New South Wales' captain Benny Elias played what was regarded as his finest representative performance with a copybook dummy-half display. Blues' centre Mark "Sparkles" McGaw scored the only try of the match. He outplayed his opposite, the Mal Meninga and pulled off a covering tackle on winger Alan McIndoe that was so comprehensive that both McIndoe's boots came flying from his feet.
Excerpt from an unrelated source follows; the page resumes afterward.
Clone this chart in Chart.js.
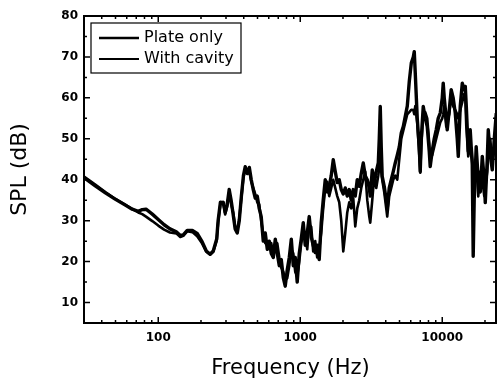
<!DOCTYPE html>
<html>
<head>
<meta charset="utf-8">
<script src="https://cdn.jsdelivr.net/npm/chart.js@4.4.1/dist/chart.umd.min.js"></script>
<style>
  html, body { margin: 0; padding: 0; background: #fff; }
  #wrap { width: 497px; height: 383px; }
</style>
</head>
<body>
<div id="wrap"><canvas id="spl" width="497" height="383"></canvas></div>
<script>
// frequency grid (Hz) shared by both curves
const freqHz = [
  30, 36, 42.4, 50, 58.6, 65.6, 72.3, 77.1, 82, 90.8,
  100, 110, 121, 134, 143, 150, 160, 174, 188, 204,
  218, 232, 244, 258, 264, 274, 287, 296, 306, 316,
  326, 337, 348, 360, 372, 385, 398, 410, 424, 438,
  452, 467, 482, 498, 514, 531, 549, 567, 586, 605,
  625, 646, 667, 689, 712, 735, 760, 784, 810, 837,
  865, 893, 922, 952, 984, 1016, 1050, 1084, 1120, 1157,
  1195, 1234, 1275, 1317, 1360, 1405, 1451, 1500, 1549, 1600,
  1653, 1708, 1764, 1822, 1882, 1944, 2009, 2075, 2143, 2214,
  2287, 2362, 2440, 2520, 2603, 2689, 2778, 2869, 2965, 3062,
  3112, 3215, 3321, 3430, 3544, 3601, 3660, 3719, 3778, 3903,
  4032, 4098, 4233, 4373, 4518, 4667, 4822, 4981, 5145, 5315,
  5491, 5672, 5859, 6053, 6253, 6353, 6457, 6668, 6888, 7000,
  7115, 7350, 7592, 7839, 8097, 8227, 8499, 8777, 9067, 9365,
  9681, 10000, 10160, 10330, 10670, 10840, 11200, 11560, 11940, 12350,
  12750, 12970, 13390, 13840, 14290, 14530, 14770, 15240, 15740, 16000,
  16250, 16520, 16790, 17340, 17930, 18520, 19140, 19770, 20090, 20750,
  21090, 21790, 22510, 23250, 24020
];

// SPL (dB), plate only
const plateOnly = [
  40.5, 38.5, 36.8, 35.2, 33.8, 32.8, 32.3, 32.7, 32.8, 31.6,
  30.3, 29, 28, 27.3, 26.4, 26.5, 27.6, 27.6, 26.9, 24.8,
  22.6, 21.8, 22.6, 25.5, 30, 34.5, 34.4, 32, 34, 37.6,
  35, 31.5, 28, 27, 30, 36, 41, 43.2, 41.5, 43,
  40, 37.5, 35.5, 36, 33, 31, 25, 27, 23, 25,
  22, 21, 25.5, 22, 19, 20.5, 16, 14, 18, 21,
  25.5, 19, 21, 15, 22, 25.5, 29.5, 24, 27, 31,
  26, 24, 22.2, 24, 20.5, 29.5, 35, 40, 37, 38.4,
  41, 44.9, 42, 39.3, 40, 37.6, 36.5, 38, 36, 37.6,
  35, 37.6, 36, 40, 38.4, 41.5, 44.1, 41, 40, 38,
  36, 42.4, 39, 42, 44.1, 50, 57.9, 48, 40.8, 38.4,
  35, 33, 38, 40, 42, 44.1, 46, 48, 51.4, 53,
  55.5, 58, 64, 68.5, 70, 71.3, 66, 55, 48, 42,
  50, 57.9, 55, 53, 47, 43.2, 47, 50, 52.2, 55,
  56.3, 60, 63.6, 60, 55, 52.2, 57, 62, 60, 56.3,
  50, 45.7, 58, 63.6, 62, 62.8, 58, 47, 52.2, 48,
  45, 21.3, 35, 48.1, 40, 37, 45.7, 40, 34.4, 45,
  52.2, 46, 42.4, 50, 56.3
];

// SPL (dB), with cavity
const withCavity = [
  40.8, 38.8, 37, 35.3, 33.9, 32.8, 32.0, 31.6, 31.0, 29.9,
  28.8, 27.8, 27.1, 26.9, 26.0, 26.3, 27.4, 27.2, 26.2, 24.4,
  22.4, 21.7, 22.4, 25.2, 29.5, 34.0, 34.6, 31.5, 33.5, 37,
  34, 32, 28.5, 27.5, 30.5, 35.5, 40.5, 42.5, 42.5, 42,
  39.5, 38, 36.5, 34.5, 34, 30, 26.5, 24.5, 24, 23.5,
  24.5, 22, 23, 24.5, 21, 18.5, 17.5, 15.5, 16, 19,
  23, 22, 17.5, 16.5, 20, 24.5, 27, 26.5, 23, 29,
  28.5, 22.5, 25, 21, 23, 27, 33, 38, 39.5, 36,
  38, 40, 38, 36, 34.5, 30, 22.5, 27, 32, 34.5,
  33, 35.5, 28.6, 33, 35, 38, 40, 42, 35, 31,
  29.5, 35, 41, 38, 41, 43, 44, 42, 40, 37,
  33, 31, 36, 38, 40, 41, 40, 45, 50, 52,
  54, 56, 56.5, 57.1, 57, 56, 58, 53.9, 46, 41.7,
  48, 56, 56.5, 55, 49, 45, 46, 48, 50, 52,
  54, 55, 56, 58, 53, 54, 56, 60.3, 58, 57,
  56, 55, 57, 59, 61, 60, 53, 45.7, 50, 45.7,
  44, 40, 42, 44, 35.9, 42, 40, 36, 38, 42,
  46, 50, 44, 48, 52
];

const seriesNames = ['Plate only', 'With cavity'];
const xLabelTicks = [100, 1000, 10000];
const yLabelTicks = [10, 20, 30, 40, 50, 60, 70, 80];

const toPoints = (ys) => freqHz.map((f, i) => ({ x: f, y: ys[i] }));

// box, inward ticks on all four sides and the legend box
const frameAndLegend = {
  id: 'frameAndLegend',
  afterDatasetsDraw(chart) {
    const { ctx, chartArea: a, scales: { x, y } } = chart;
    ctx.save();
    ctx.strokeStyle = '#000';
    ctx.lineWidth = 2;
    ctx.strokeRect(a.left, a.top, a.right - a.left - 1, a.bottom - a.top);

    ctx.lineWidth = 1.5;
    ctx.beginPath();
    for (let d = 10; d <= 10000; d *= 10) {
      for (let m = 1; m <= 9; m++) {
        const v = m * d;
        if (v < x.min || v > x.max) continue;
        const px = x.getPixelForValue(v);
        const len = m === 1 ? 6 : 3;
        ctx.moveTo(px, a.bottom); ctx.lineTo(px, a.bottom - len);
        ctx.moveTo(px, a.top); ctx.lineTo(px, a.top + len);
      }
    }
    for (let v = 10; v < 80; v += 5) {
      const py = y.getPixelForValue(v);
      const len = v % 10 === 0 ? 6 : 3;
      ctx.moveTo(a.left, py); ctx.lineTo(a.left + len, py);
      ctx.moveTo(a.right - 1, py); ctx.lineTo(a.right - 1 - len, py);
    }
    ctx.stroke();

    // legend
    const bx = a.left + 7, by = a.top + 7, bw = 150, bh = 50;
    ctx.fillStyle = '#fff';
    ctx.fillRect(bx, by, bw, bh);
    ctx.lineWidth = 1.2;
    ctx.strokeRect(bx, by, bw, bh);
    ctx.font = '16px "DejaVu Sans"';
    ctx.textBaseline = 'middle';
    ctx.fillStyle = '#000';
    chart.data.datasets.forEach((ds, i) => {
      const ly = by + 15 + i * 21;
      ctx.lineWidth = ds.borderWidth * 0.75;
      ctx.beginPath();
      ctx.moveTo(bx + 8, ly); ctx.lineTo(bx + 48, ly);
      ctx.stroke();
      ctx.fillText(ds.label, bx + 53, ly);
    });
    ctx.restore();
  },
};

new Chart(document.getElementById('spl'), {
  type: 'line',
  data: {
    datasets: [
      { label: seriesNames[0], data: toPoints(plateOnly), borderColor: '#000', borderWidth: 3.4 },
      { label: seriesNames[1], data: toPoints(withCavity), borderColor: '#000', borderWidth: 2.6 },
    ],
  },
  options: {
    responsive: false,
    animation: false,
    layout: { padding: { top: 16, right: 0, bottom: 0, left: 0 } },
    elements: {
      point: { radius: 0 },
      line: { tension: 0, borderJoinStyle: 'round', fill: false },
    },
    plugins: { legend: { display: false }, tooltip: { enabled: false } },
    scales: {
      x: {
        type: 'logarithmic',
        min: 30,
        max: 24300,
        grid: { display: false, drawTicks: false },
        border: { display: false },
        afterBuildTicks: (s) => { s.ticks = xLabelTicks.map((v) => ({ value: v })); },
        afterFit: (s) => { s.height = 60; },
        ticks: {
          autoSkip: false,
          maxRotation: 0,
          padding: 8,
          color: '#000',
          font: { family: 'DejaVu Sans', size: 12, weight: 'bold' },
          callback: (v) => String(v),
        },
        title: {
          display: true,
          text: 'Frequency (Hz)',
          color: '#000',
          font: { family: 'DejaVu Sans', size: 21 },
          padding: { top: 0, bottom: 2 },
        },
      },
      y: {
        min: 5,
        max: 80,
        grid: { display: false, drawTicks: false },
        border: { display: false },
        afterBuildTicks: (s) => { s.ticks = yLabelTicks.map((v) => ({ value: v })); },
        afterFit: (s) => { s.width = 84; },
        ticks: {
          padding: 6,
          color: '#000',
          font: { family: 'DejaVu Sans', size: 12, weight: 'bold' },
        },
        title: {
          display: true,
          text: 'SPL (dB)',
          color: '#000',
          font: { family: 'DejaVu Sans', size: 22 },
          padding: { top: 7, bottom: 0 },
        },
      },
    },
  },
  plugins: [frameAndLegend],
});
</script>
</body>
</html>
The win was the Blues' first since the post-series exhibition match in 1987.

===Game Two===

The public relations exercise to showcase the game in Melbourne proved a success with a sell-out crowd of 25,800 cramming into Olympic Park. The game was highlighted by NSW halfback Ricky Stuart racing 70 metres to score, easily outpacing Qld winger Les Kiss who made no ground on the former Wallaby.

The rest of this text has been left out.